* Data *
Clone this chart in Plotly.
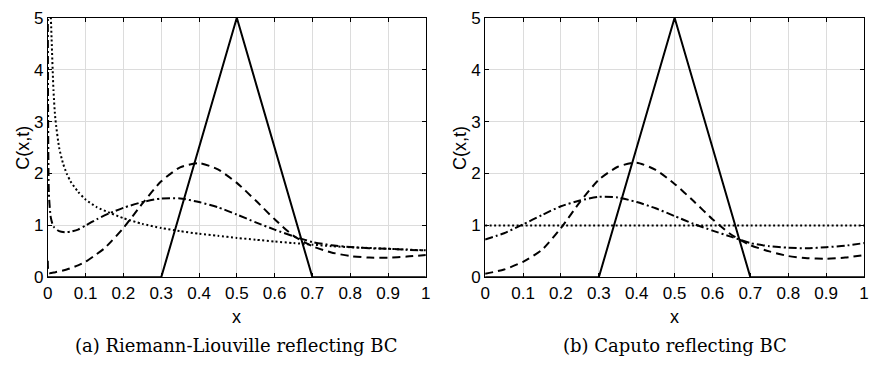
import plotly.graph_objects as go

# ---- data ----
x_init = [0.0, 0.3, 0.5, 0.7, 1.0]
c_init = [0.0, 0.0, 5.0, 0.0, 0.0]

# (a) Riemann-Liouville reflecting BC
xa_dash = [0.0, 0.003, 0.02, 0.05, 0.08, 0.1, 0.12, 0.15, 0.2, 0.25, 0.3, 0.35, 0.4, 0.45, 0.5,
           0.55, 0.6, 0.65, 0.7, 0.75, 0.8, 0.85, 0.9, 0.95, 1.0]
ca_dash = [0.32, 0.08, 0.1, 0.15, 0.23, 0.3, 0.4, 0.56, 0.95, 1.42, 1.85, 2.12, 2.2, 2.08, 1.82,
           1.48, 1.12, 0.8, 0.6, 0.48, 0.41, 0.38, 0.38, 0.4, 0.43]

xa_dashdot = [0.0, 0.003, 0.008, 0.015, 0.03, 0.045, 0.06, 0.08, 0.1, 0.13, 0.165, 0.2, 0.25, 0.3,
              0.35, 0.4, 0.45, 0.5, 0.55, 0.6, 0.65, 0.7, 0.75, 0.8, 0.85, 0.9, 0.95, 1.0]
ca_dashdot = [5.5, 1.6, 1.15, 0.98, 0.89, 0.87, 0.88, 0.92, 1.0, 1.12, 1.24, 1.34, 1.45, 1.52,
              1.52, 1.45, 1.35, 1.21, 1.06, 0.92, 0.79, 0.68, 0.62, 0.585, 0.56, 0.55, 0.53, 0.52]

xa_dot = [0.0, 0.006, 0.01, 0.015, 0.02, 0.03, 0.04, 0.05, 0.06, 0.08, 0.1, 0.13, 0.165, 0.2, 0.25,
          0.3, 0.35, 0.4, 0.45, 0.5, 0.55, 0.6, 0.65, 0.7, 0.75, 0.8, 0.85, 0.9, 0.95, 1.0]
ca_dot = [9.0, 5.5, 4.6, 3.6, 3.05, 2.5, 2.2, 2.0, 1.85, 1.65, 1.5, 1.35, 1.24, 1.14, 1.03,
          0.95, 0.89, 0.84, 0.8, 0.76, 0.725, 0.69, 0.66, 0.63, 0.6, 0.58, 0.565, 0.55, 0.535, 0.52]

# (b) Caputo reflecting BC
xb = [0.0, 0.05, 0.1, 0.15, 0.2, 0.25, 0.3, 0.35, 0.4, 0.45, 0.5,
      0.55, 0.6, 0.65, 0.7, 0.75, 0.8, 0.85, 0.9, 0.95, 1.0]
cb_dash = [0.07, 0.15, 0.3, 0.53, 0.95, 1.45, 1.88, 2.13, 2.21, 2.07, 1.8,
           1.47, 1.12, 0.82, 0.62, 0.5, 0.41, 0.37, 0.36, 0.38, 0.43]
cb_dashdot = [0.73, 0.85, 1.02, 1.2, 1.37, 1.48, 1.55, 1.54, 1.45, 1.33, 1.18,
              1.03, 0.9, 0.78, 0.66, 0.6, 0.57, 0.56, 0.58, 0.61, 0.66]
xb_dot = [0.0, 1.0]
cb_dot = [1.0, 1.0]

x_ticks = [0, 0.1, 0.2, 0.3, 0.4, 0.5, 0.6, 0.7, 0.8, 0.9, 1]
x_ticklabels = ["0", "0.1", "0.2", "0.3", "0.4", "0.5", "0.6", "0.7", "0.8", "0.9", "1"]
y_ticks = [0, 1, 2, 3, 4, 5]
captions = ["(a) Riemann-Liouville reflecting BC", "(b) Caputo reflecting BC"]

# ---- figure ----
W, H = 874, 374
LW = 2.0
DASH = "8px,5px"
DASHDOT = "8px,3px,2px,3px"
DOT = "2px,2.5px"

fig = go.Figure()


def add(x, y, dash, ax, shape="linear"):
    fig.add_trace(go.Scatter(
        x=x, y=y, mode="lines", xaxis="x" + ax, yaxis="y" + ax,
        line=dict(color="black", width=LW, dash=dash, shape=shape, smoothing=0.6),
        showlegend=False, hoverinfo="skip"))


# panel a
add(xa_dot, ca_dot, DOT, "", "spline")
add(xa_dashdot, ca_dashdot, DASHDOT, "", "spline")
add(xa_dash, ca_dash, DASH, "", "spline")
add(x_init, c_init, "solid", "")
# panel b
add(xb_dot, cb_dot, DOT, "2")
add(xb, cb_dashdot, DASHDOT, "2", "spline")
add(xb, cb_dash, DASH, "2", "spline")
add(x_init, c_init, "solid", "2")

SANS = "Liberation Sans, Arial, Helvetica, sans-serif"
font_tick = dict(family=SANS, size=17, color="black")


def xax(domain, anchor):
    return dict(domain=domain, anchor=anchor, range=[0, 1], tickvals=x_ticks,
                ticktext=x_ticklabels, showgrid=True, gridcolor="#dcdcdc", gridwidth=1,
                zeroline=False, showline=True, linecolor="black", linewidth=1,
                mirror="allticks", ticks="inside", ticklen=4, tickcolor="black",
                tickfont=font_tick, fixedrange=True)


def yax(domain, anchor):
    return dict(domain=domain, anchor=anchor, range=[0, 5], tickvals=y_ticks,
                showgrid=True, gridcolor="#dcdcdc", gridwidth=1,
                zeroline=False, showline=True, linecolor="black", linewidth=1,
                mirror="allticks", ticks="inside", ticklen=4, tickcolor="black",
                tickfont=font_tick, fixedrange=True)


ydom = [1 - 282.7 / H, 1 - 9.3 / H]
xa_dom = [43.3 / W, 425.7 / W]
xb_dom = [485.7 / W, 869.0 / W]

annotations = []
for dom, cap in zip([xa_dom, xb_dom], captions):
    cx = (dom[0] + dom[1]) / 2
    annotations.append(dict(text="x", x=cx, y=1 - 325 / H, xref="paper", yref="paper",
                            showarrow=False, xanchor="center", yanchor="middle",
                            font=dict(family=SANS, size=18, color="black")))
    annotations.append(dict(text="C(x,t)", x=(dom[0] * W - 26) / W, y=(ydom[0] + ydom[1]) / 2,
                            xref="paper", yref="paper", showarrow=False, textangle=-90,
                            xanchor="center", yanchor="middle",
                            font=dict(family=SANS, size=18, color="black")))
    annotations.append(dict(text=cap, x=cx, y=1 - 355 / H, xref="paper", yref="paper",
                            showarrow=False, xanchor="center", yanchor="middle",
                            font=dict(family="DejaVu Serif, serif", size=18, color="black")))

fig.update_layout(
    width=W, height=H, margin=dict(l=0, r=0, t=0, b=0),
    paper_bgcolor="white", plot_bgcolor="white",
    xaxis=xax(xa_dom, "y"), yaxis=yax(ydom, "x"),
    xaxis2=xax(xb_dom, "y2"), yaxis2=yax(ydom, "x2"),
    annotations=annotations,
)

fig.write_html("out.html", config={"displayModeBar": False})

* Stated exercise *
Your task is to return the lines above, from the first one up to and including the line containing "0.55, 0.53, 0.52]", minus any pictures.

* Full response *
Clone this chart in Plotly.
import plotly.graph_objects as go

# ---- data ----
x_init = [0.0, 0.3, 0.5, 0.7, 1.0]
c_init = [0.0, 0.0, 5.0, 0.0, 0.0]

# (a) Riemann-Liouville reflecting BC
xa_dash = [0.0, 0.003, 0.02, 0.05, 0.08, 0.1, 0.12, 0.15, 0.2, 0.25, 0.3, 0.35, 0.4, 0.45, 0.5,
           0.55, 0.6, 0.65, 0.7, 0.75, 0.8, 0.85, 0.9, 0.95, 1.0]
ca_dash = [0.32, 0.08, 0.1, 0.15, 0.23, 0.3, 0.4, 0.56, 0.95, 1.42, 1.85, 2.12, 2.2, 2.08, 1.82,
           1.48, 1.12, 0.8, 0.6, 0.48, 0.41, 0.38, 0.38, 0.4, 0.43]

xa_dashdot = [0.0, 0.003, 0.008, 0.015, 0.03, 0.045, 0.06, 0.08, 0.1, 0.13, 0.165, 0.2, 0.25, 0.3,
              0.35, 0.4, 0.45, 0.5, 0.55, 0.6, 0.65, 0.7, 0.75, 0.8, 0.85, 0.9, 0.95, 1.0]
ca_dashdot = [5.5, 1.6, 1.15, 0.98, 0.89, 0.87, 0.88, 0.92, 1.0, 1.12, 1.24, 1.34, 1.45, 1.52,
              1.52, 1.45, 1.35, 1.21, 1.06, 0.92, 0.79, 0.68, 0.62, 0.585, 0.56, 0.55, 0.53, 0.52]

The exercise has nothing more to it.